At Seattle’s Washington Park Arboretum, about 150 volunteers on Saturday pulled invasive plants such as blackberry and ivy, put down cardboard to curtail weeds and repotted native ferns.
“We’ve got some pretty hardy souls out here. We had a hailstorm in the morning and a lot of them worked right through it,” said Kristin Mitchell of the Student Conservation Association, which helped organize the project.
Volunteers worked to clean up eight sites along the industrialized Duwamish River in south Seattle.
Near LaConner in Skagit County, 8-year-old Alec Bartlett, of Bow Hill, didn’t let snow put a damper on his participation in the Swinomish Earth Day Celebration.
“My favorite thing here was the snow we got to walk into when we were picking up garbage,” Alec said. “It just made it a lot of fun to work.”
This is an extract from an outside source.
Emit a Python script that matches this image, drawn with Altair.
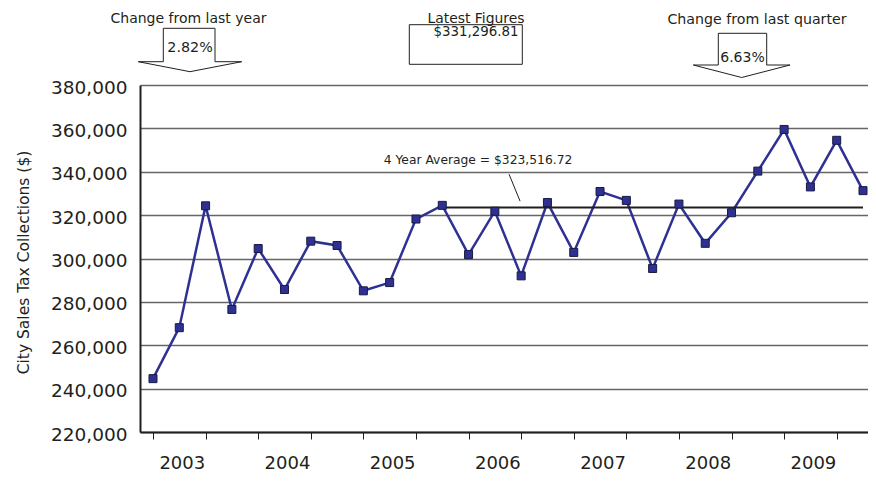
import altair as alt
import pandas as pd

# ---------------- data ----------------
values = [244600, 268100, 324300, 276500, 304600, 285700, 308000, 306000,
          285100, 288900, 318200, 324500, 301800, 321800, 292000, 325800,
          302800, 330900, 326800, 295400, 325100, 307000, 321100, 340300,
          359500, 333000, 354500, 331296.81]
years = [2003, 2004, 2005, 2006, 2007, 2008, 2009]
y_ticks = [220000, 240000, 260000, 280000, 300000, 320000, 340000, 360000, 380000]
avg_value = 323516.72
avg_start, avg_end = 11, 27
avg_text = "4 Year Average = $323,516.72"

FONT = "DejaVu Sans"
TXT = "#231f20"
NAVY = "#2e3192"

W, H = 728, 347
PL, PT = 132, 77          # padding -> plot origin at page (140, 85)
OX, OY = 140, 85          # page offset of plot origin

# annotation shapes (page coords)
arrow_year = [(163.3, 28.3), (163.3, 61.7), (138.3, 61.7), (190, 71.7),
              (241.7, 61.7), (215, 61.7), (215, 28.3), (163.3, 28.3)]
arrow_quarter = [(718.3, 33.3), (718.3, 65), (693.3, 65), (741.7, 77.5),
                 (790, 65), (766.7, 65), (766.7, 33.3), (718.3, 33.3)]
latest_box = [(409.3, 24.7), (522.3, 24.7), (522.3, 64.3), (409.3, 64.3), (409.3, 24.7)]
top_texts = [("Change from last year", 188.5, 19, 14),
             ("2.82%", 190, 47.5, 14.3),
             ("Latest Figures", 476, 18.5, 13.9),
             ("$331,296.81", 476, 32, 13.4),
             ("Change from last quarter", 757, 20, 14.2),
             ("6.63%", 742.5, 58, 14)]

df = pd.DataFrame({"q": list(range(len(values))), "v": values})
x_scale = alt.Scale(domain=[-0.494, 27.19], nice=False, zero=False)
y_scale = alt.Scale(domain=[220000, 380000], nice=False, zero=False)

x_axis = alt.Axis(values=list(range(len(values))), labels=False, ticks=True, tickSize=7,
                  tickColor=TXT, tickWidth=1, domainColor=TXT, domainWidth=2,
                  grid=False, title=None)
y_axis = alt.Axis(values=y_ticks, format=",.0f", labelFont=FONT, labelFontSize=18.5,
                  labelColor=TXT, labelPadding=13, labelOffset=2, ticks=False,
                  domainColor=TXT, domainWidth=2, grid=True, gridColor="#666",
                  gridWidth=1.3, title="City Sales Tax Collections ($)",
                  titleFont=FONT, titleFontSize=15.5, titleFontWeight="normal",
                  titleColor=TXT, titleX=23 - OX, titleY=262 - OY, titleAngle=270,
                  titleAlign="center", titleBaseline="middle")

base = alt.Chart(df)
line = base.mark_line(color=NAVY, strokeWidth=2.5).encode(
    x=alt.X("q:Q", scale=x_scale, axis=x_axis),
    y=alt.Y("v:Q", scale=y_scale, axis=y_axis),
)
pts = base.mark_square(size=64, fill=NAVY, stroke="#1a1a40", strokeWidth=1, opacity=1).encode(
    x=alt.X("q:Q", scale=x_scale),
    y=alt.Y("v:Q", scale=y_scale),
)

avg_df = pd.DataFrame({"q": [avg_start], "q2": [avg_end], "v": [avg_value]})
avg_rule = alt.Chart(avg_df).mark_rule(color=TXT, strokeWidth=2).encode(
    x=alt.X("q:Q", scale=x_scale), x2="q2:Q", y=alt.Y("v:Q", scale=y_scale))

avg_lab_df = pd.DataFrame({"q": [12.36], "v": [345440], "t": [avg_text]})
avg_lab = alt.Chart(avg_lab_df).mark_text(font=FONT, fontSize=12.3, color=TXT,
                                          baseline="middle", align="center").encode(
    x=alt.X("q:Q", scale=x_scale), y=alt.Y("v:Q", scale=y_scale), text="t:N")

leader_df = pd.DataFrame({"q": [13.54], "q2": [13.96], "v": [338860], "v2": [326440]})
leader = alt.Chart(leader_df).mark_rule(color=TXT, strokeWidth=1).encode(
    x=alt.X("q:Q", scale=x_scale), x2="q2:Q", y=alt.Y("v:Q", scale=y_scale), y2="v2:Q")

year_df = pd.DataFrame({"q": [4 * i + 1 for i in range(len(years))],
                        "t": [str(y) for y in years]})
year_lab = alt.Chart(year_df).mark_text(font=FONT, fontSize=18, color=TXT,
                                        baseline="alphabetic", align="center", dx=3).encode(
    x=alt.X("q:Q", scale=x_scale), y=alt.value(469 - OY), text="t:N")

one = pd.DataFrame({"a": [0]})
layers = [line, avg_rule, leader, pts, avg_lab, year_lab]
for shape in (arrow_year, arrow_quarter, latest_box):
    for (x1, y1), (x2, y2) in zip(shape[:-1], shape[1:]):
        layers.append(alt.Chart(one).mark_rule(color=TXT, strokeWidth=1).encode(
            x=alt.value(x1 - OX), x2=alt.value(x2 - OX),
            y=alt.value(y1 - OY), y2=alt.value(y2 - OY)))
for t, cx, cy, fs in top_texts:
    layers.append(alt.Chart(one).mark_text(text=t, font=FONT, fontSize=fs, color=TXT,
                                           align="center", baseline="middle").encode(
        x=alt.value(cx - OX), y=alt.value(cy - OY)))

chart = alt.layer(*layers).properties(
    width=W, height=H,
    autosize=alt.AutoSizeParams(type="none"),
    padding={"left": PL, "top": PT, "right": 0, "bottom": 43},
    background="white",
).configure_view(strokeWidth=0)

chart.save("out.html", embed_options={"renderer": "svg", "actions": False})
More than 200 volunteers were treated afterward with a salmon lunch presented by the Swinomish Indian tribe.
Near Marysville, about 75 people pulled Scotch broom and blackberry vines from former farmland that the Port of Everett has restored as a wetlands.
“We saw heron and eagles out here today,” said Keeley O’Connell of People for Puget Sound. “This is a huge, huge bird habitat.”
Collecting small trees seems to be a staple at Earth Day celebrations, said Susanne Hutton, a Girl Scout leader whose troop handed out grand fir seedlings donated by Weyerhaeuser Co.
“Some families come every year and get a tree,” she said, noting that planting a tree is a great way to help the planet.
At the Olympic Sculpture Park on Seattle’s waterfront, a “Climate Day for Kids” featured a variety of environment-oriented children’s activities, including a survey of sea creatures at a recently restored beach on Elliott Bay.
“It’s good for kids to get a sense of the critters in Puget Sound and how that connects to the whole world,” said one boy’s father, Scott Shinn. “It’s important for kids to know they are part of that whole system.”
In Bellingham, about 30 volunteers armed with rakes and shovels worked in the woods near the Civic Athletic Complex to clear out non-native vegetation.
“It feels good working in the dirt and being around plants and trees,” said one of the volunteers, Western Washington University student Timothy Van Slooten. “I like getting my hands dirty with actual dirt.”